Trading early this week indicated the lamb market was a tad softer, but certainly still much higher than this time last year.

On Tuesday the restocker lamb indicator in NSW was on 807 cents a kilogram (carcase weight) which was about 315c/kg higher than this time last year. At the same time, light lambs hit 766c/kg, which was about 133c/kg dearer than early June 2018.

Agents said one of the main drivers of the store prices was the heavy lamb market.

"The prime lambs are making up to 900c/kg or 1000c/kg at the absolute top end so there's demand to buy those store lambs, put them on feed and supply the (prime lamb) market later," Mr Whitty said.

Elders Wagga Wagga auctioneer Joe Wilks, said at Wagga restocker lambs were selling to 870c/kg.

"It soon adds up to pretty good money if you have a 25 kilogram (liveweight) lamb making $120 or $130," Mr Wilks said.

He said it's a market we wouldn't have dreamed of a few years ago, but estimated prices had nearly doubled.

"The lambs that you were buying for $60 to $70 two years ago are paying about $110 to $120 at present," Mr Wilks said.

Christie and Hood agent, Paul Alchin from Dubbo said there was also demand from producers who had below average lambing rates in their own mobs due to the season.

"There's been some people there that have been looking to top up their production numbers through buying store lambs," Mr Alchin said.

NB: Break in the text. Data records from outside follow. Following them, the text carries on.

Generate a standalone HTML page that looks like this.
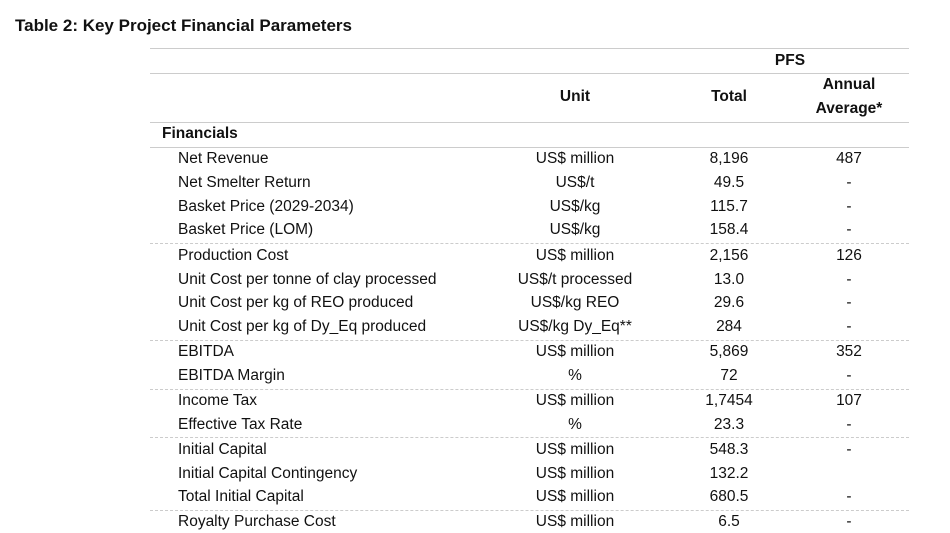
<!DOCTYPE html>
<html><head><meta charset="utf-8"><style>
body{margin:0;width:950px;height:533px;background:#fff;font-family:"Liberation Sans",sans-serif;color:#111;position:relative;overflow:hidden}
.t{position:absolute;font-size:15.5px;line-height:20px;white-space:nowrap}
.c{transform:translateX(-50%)}
.b{font-weight:bold}
.h{position:absolute;left:150px;width:759px;height:0;border-top:1px solid #ccc}
.d{position:absolute;left:150px;width:759px;height:0;border-top:1px dashed #ccc}
</style></head><body>
<div class="t b" style="left:15px;top:16px;font-size:17px">Table 2: Key Project Financial Parameters</div>
<div class="h" style="top:48px"></div>
<div class="h" style="top:73px"></div>
<div class="h" style="top:122px"></div>
<div class="h" style="top:147px"></div>
<div class="d" style="top:243px"></div>
<div class="d" style="top:340px"></div>
<div class="d" style="top:389px"></div>
<div class="d" style="top:437px"></div>
<div class="d" style="top:510px"></div>
<div class="t b c" style="left:790px;top:51px">PFS</div>
<div class="t b c" style="left:575px;top:87px">Unit</div>
<div class="t b c" style="left:729px;top:87px">Total</div>
<div class="t b c" style="left:849px;top:75px">Annual</div>
<div class="t b c" style="left:849px;top:99px">Average*</div>
<div class="t b" style="left:162px;top:124px">Financials</div>
<div id="rows"></div>
<script>
var r=[[158,"Net Revenue","US$ million","8,196","487"],[182,"Net Smelter Return","US$/t","49.5","-"],[206,"Basket Price (2029-2034)","US$/kg","115.7","-"],[229,"Basket Price (LOM)","US$/kg","158.4","-"],[255,"Production Cost","US$ million","2,156","126"],[279,"Unit Cost per tonne of clay processed","US$/t processed","13.0","-"],[302,"Unit Cost per kg of REO produced","US$/kg REO","29.6","-"],[326,"Unit Cost per kg of Dy_Eq produced","US$/kg Dy_Eq**","284","-"],[351,"EBITDA","US$ million","5,869","352"],[375,"EBITDA Margin","%","72","-"],[400,"Income Tax","US$ million","1,7454","107"],[424,"Effective Tax Rate","%","23.3","-"],[449,"Initial Capital","US$ million","548.3","-"],[473,"Initial Capital Contingency","US$ million","132.2",""],[496,"Total Initial Capital","US$ million","680.5","-"],[521,"Royalty Purchase Cost","US$ million","6.5","-"]];
var h="";r.forEach(function(a){var t=a[0]-9;h+='<div class="t" style="left:178px;top:'+t+'px">'+a[1]+'</div><div class="t c" style="left:575px;top:'+t+'px">'+a[2]+'</div><div class="t c" style="left:729px;top:'+t+'px">'+a[3]+'</div><div class="t c" style="left:849px;top:'+t+'px">'+a[4]+'</div>';});
document.getElementById("rows").innerHTML=h;
</script>
</body></html>
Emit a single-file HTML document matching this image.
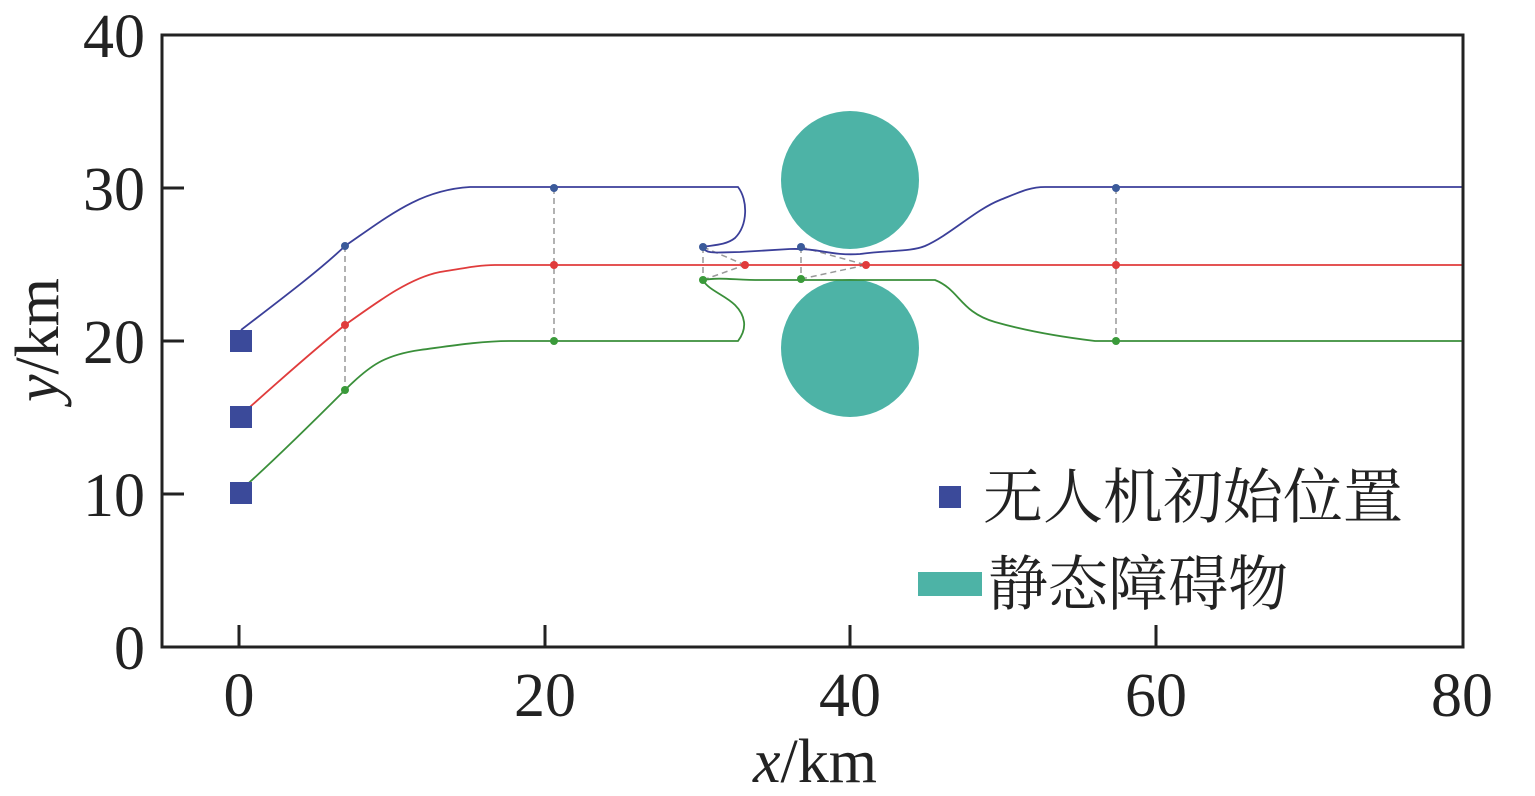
<!DOCTYPE html>
<html><head><meta charset="utf-8"><style>body{margin:0;background:#fff}</style></head><body>
<svg width="1535" height="791" xmlns="http://www.w3.org/2000/svg" font-family="Liberation Serif, serif">
<rect width="1535" height="791" fill="#fff"/>
<circle cx="850" cy="180" r="69" fill="#4db3a6"/>
<circle cx="850" cy="348" r="69" fill="#4db3a6"/>
<g stroke="#999" stroke-width="1.5" stroke-dasharray="6,4" fill="none">
<line x1="345" y1="246" x2="345" y2="390"/><line x1="554" y1="188" x2="554" y2="341"/>
<line x1="1116" y1="188" x2="1116" y2="341"/><line x1="703" y1="247" x2="703" y2="280"/>
<line x1="801" y1="247" x2="801" y2="279"/>
<line x1="703" y1="247" x2="745" y2="265"/><line x1="703" y1="280" x2="745" y2="265"/>
<line x1="801" y1="247" x2="866" y2="265"/><line x1="801" y1="279" x2="866" y2="265"/>
</g>
<g fill="none" stroke-width="1.8">
<path d="M241,330 C280,300 320,270 345,246 C390,215 420,190 470,187 L738,187 C748,200 748,225 735,238 C725,246 710,245 703,247 C705,255 720,252 740,252 L790,249 C820,248 830,256 860,254 C890,250 910,252 925,246 C950,235 975,210 1000,200 C1020,192 1030,187 1045,187 L1462,187" stroke="#3b3f99"/>
<path d="M241,415 C280,380 320,345 345,325 C380,300 410,278 440,272 C465,268 480,265 495,265 L1462,265" stroke="#e03c3c"/>
<path d="M241,490 C280,455 320,415 345,390 C370,365 385,355 420,350 C450,346 480,341 510,341 L738,341 C748,328 745,315 735,305 C725,295 708,290 703,280 C720,277 735,280 760,280 L935,280 C960,290 960,312 995,322 C1030,332 1070,338 1095,341 L1462,341" stroke="#3a8f3a"/>
</g>
<g>
<circle cx="345" cy="246" r="4" fill="#3b5a9a"/><circle cx="554" cy="188" r="4" fill="#3b5a9a"/><circle cx="703" cy="247" r="4" fill="#3b5a9a"/><circle cx="801" cy="247" r="4" fill="#3b5a9a"/><circle cx="1116" cy="188" r="4" fill="#3b5a9a"/>
<circle cx="345" cy="325" r="4" fill="#e03c3c"/><circle cx="554" cy="265" r="4" fill="#e03c3c"/><circle cx="745" cy="265" r="4" fill="#e03c3c"/><circle cx="866" cy="265" r="4" fill="#e03c3c"/><circle cx="1116" cy="265" r="4" fill="#e03c3c"/>
<circle cx="345" cy="390" r="4" fill="#3a9a3a"/><circle cx="554" cy="341" r="4" fill="#3a9a3a"/><circle cx="703" cy="280" r="4" fill="#3a9a3a"/><circle cx="801" cy="279" r="4" fill="#3a9a3a"/><circle cx="1116" cy="341" r="4" fill="#3a9a3a"/>
</g>
<g fill="#3b4a9a">
<rect x="230" y="330" width="22" height="22"/><rect x="230" y="406" width="22" height="22"/><rect x="230" y="482" width="22" height="22"/>
<rect x="939" y="486" width="22" height="22"/>
</g>
<rect x="918" y="572" width="64" height="24" fill="#4db3a6"/>
<rect x="162" y="35" width="1301" height="612" fill="none" stroke="#222" stroke-width="3"/>
<g stroke="#222" stroke-width="3">
<line x1="239" y1="647" x2="239" y2="625"/><line x1="545" y1="647" x2="545" y2="625"/><line x1="850" y1="647" x2="850" y2="625"/><line x1="1156" y1="647" x2="1156" y2="625"/>
<line x1="162" y1="188" x2="184" y2="188"/><line x1="162" y1="341" x2="184" y2="341"/><line x1="162" y1="494" x2="184" y2="494"/>
</g>
<g font-size="62" fill="#222" text-anchor="end">
<text x="145" y="57">40</text><text x="145" y="210">30</text><text x="145" y="363">20</text><text x="145" y="516">10</text><text x="145" y="669">0</text>
</g>
<g font-size="62" fill="#222" text-anchor="middle">
<text x="239" y="716">0</text><text x="545" y="716">20</text><text x="850" y="716">40</text><text x="1156" y="716">60</text><text x="1462" y="716">80</text>
<text x="815" y="782"><tspan font-style="italic">x</tspan>/km</text>
<text transform="translate(58,340) rotate(-90)"><tspan font-style="italic">y</tspan>/km</text>
</g>
<g font-size="60" fill="#222" font-family="Noto Serif CJK SC, Noto Sans CJK SC, serif">
<text x="983" y="518">无人机初始位置</text>
<text x="988" y="605">静态障碍物</text>
</g>
</svg>
</body></html>
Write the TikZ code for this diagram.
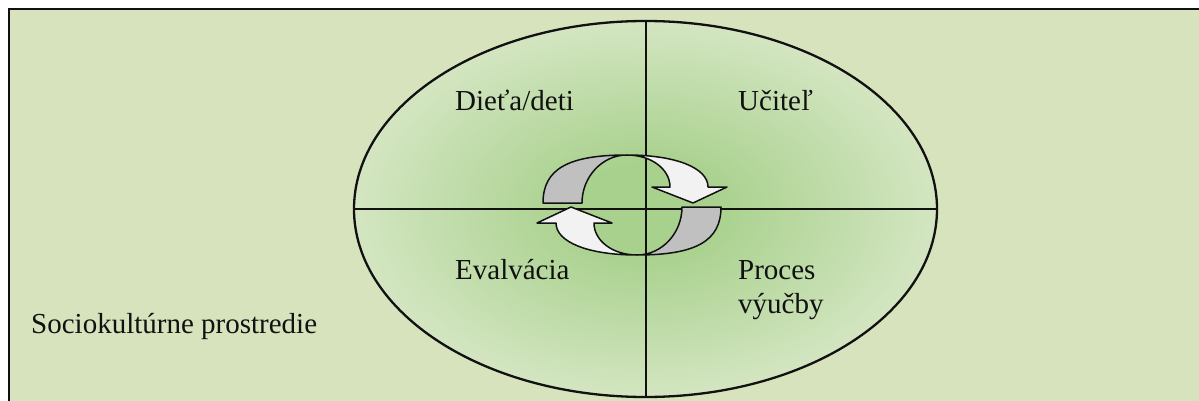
\documentclass[tikz,border=0pt]{standalone}
\usepackage{fontspec}
\setmainfont{Liberation Serif}
\usetikzlibrary{shapes.geometric}
\definecolor{ink}{HTML}{111111}
\definecolor{frameg}{HTML}{D7E3BD}
\definecolor{glowin}{HTML}{A9D18E}
\definecolor{glowout}{HTML}{E3EDD4}
\definecolor{bandgray}{HTML}{C0C0C0}
\definecolor{bandwhite}{HTML}{F2F2F2}
\newcommand{\LabelF}{\fontsize{29}{34}\selectfont}
\pgfdeclareradialshading{ovalglow}{\pgfpoint{0bp}{0bp}}{%
  color(0bp)=(glowin); color(6bp)=(glowin); color(32bp)=(glowout); color(50bp)=(glowout)}

\begin{document}
\begin{tikzpicture}[x=1pt, y=-1pt,
    quad/.style={anchor=base west, inner sep=0pt, font=\LabelF, text=ink, align=left},
    band/.style={draw=ink, line width=1.5pt, line join=round}]
  \useasboundingbox (0,0) rectangle (1199,401);
  \clip (0,0) rectangle (1199,401);
  \fill[white] (0,0) rectangle (1199,401);
  \draw[ink, line width=1.5pt, fill=frameg] (9,9) rectangle (1215,415);

  \node[ellipse, draw=ink, line width=2.3pt, shading=ovalglow,
        minimum width=583pt, minimum height=376pt, inner sep=0pt, outer sep=0pt]
        (oval) at (645.5,209) {};
  \draw[ink, line width=2pt] (oval.north) -- (oval.south);
  \draw[ink, line width=2pt] (oval.west) -- (oval.east);

  % the two turning arrows
  \foreach \turn in {0,180}{
    \begin{scope}[rotate around={\turn:(632,205)}]
      \draw[band, fill=bandgray] (543,203) .. controls (543,169) and (568,155) .. (627,155)
        .. controls (602,155) and (582,177) .. (582,203) -- cycle;
      \draw[band, fill=bandwhite] (627,155) .. controls (676,155) and (708,168) .. (708,187)
        -- (727,187) -- (693,203) -- (652,187) -- (670,187)
        .. controls (670,169) and (651,155) .. (627,155) -- cycle;
    \end{scope}}

  \node[quad] (child) at (455,111) {Dieťa/deti};
  \node[quad] (teacher) at (738,111) {Učiteľ};
  \node[quad] (evaluation) at (455,279) {Evalvácia};
  \node[quad] (process) at (738,313) {Proces\\výučby};
  \node[quad] (milieu) at (31,333) {Sociokultúrne prostredie};
\end{tikzpicture}
\end{document}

Mr Alchin said the store lamb prices have been strong now for at least 12 months, but had peaked in recent weeks.

But it's not good news for everybody. Michael Fitzsimmons, a buyer for the Junee abattoir said it could effect the processor's volume of trade.

"The market has been red hot, it's at unprecedented levels for all weights and grades, from your lightest lambs through to your heaviest mutton and in between," Mr Fitzsimmons said.

"It effects your ability to move the product, your bottom line, if it gets too dear, and it's too dear now, it can effect your volume of sale which results in a winding back of numbers and profitability of the business."

Will store lamb prices hold? 

Mr Fitzsimmons said they had continued to buy in store lambs because it helped the business' supply chain and it still had the opportunity to value add in the feedlots.

But he said it was getting to the time of year where buying in store lambs was not as attractive.

"A lot of lambs at this time of year are getting advanced in age and we don't have that time to be able to finish them the way we want," Mr Fitzsimmons said.

Mr Whitty also predicted that buyers would soon become more hesitant in the store market.

"Some people into the near future will play with caution because lambs are going to be getting a bit too old," Mr Whitty said.

"They'll be wary of buying a very expensive store lamb because if it's going to be carried on for too long they'll miss the peak of the market."

He said considering the input costs involved with producing heavy lambs, the prime lamb market would have to hold to gain substantial profit margins for restockers.

"There's some big bucks being spent, with the price of store lambs and then the cost of feed, hopefully the market stays stable enough that those people do get that profit margin," he said.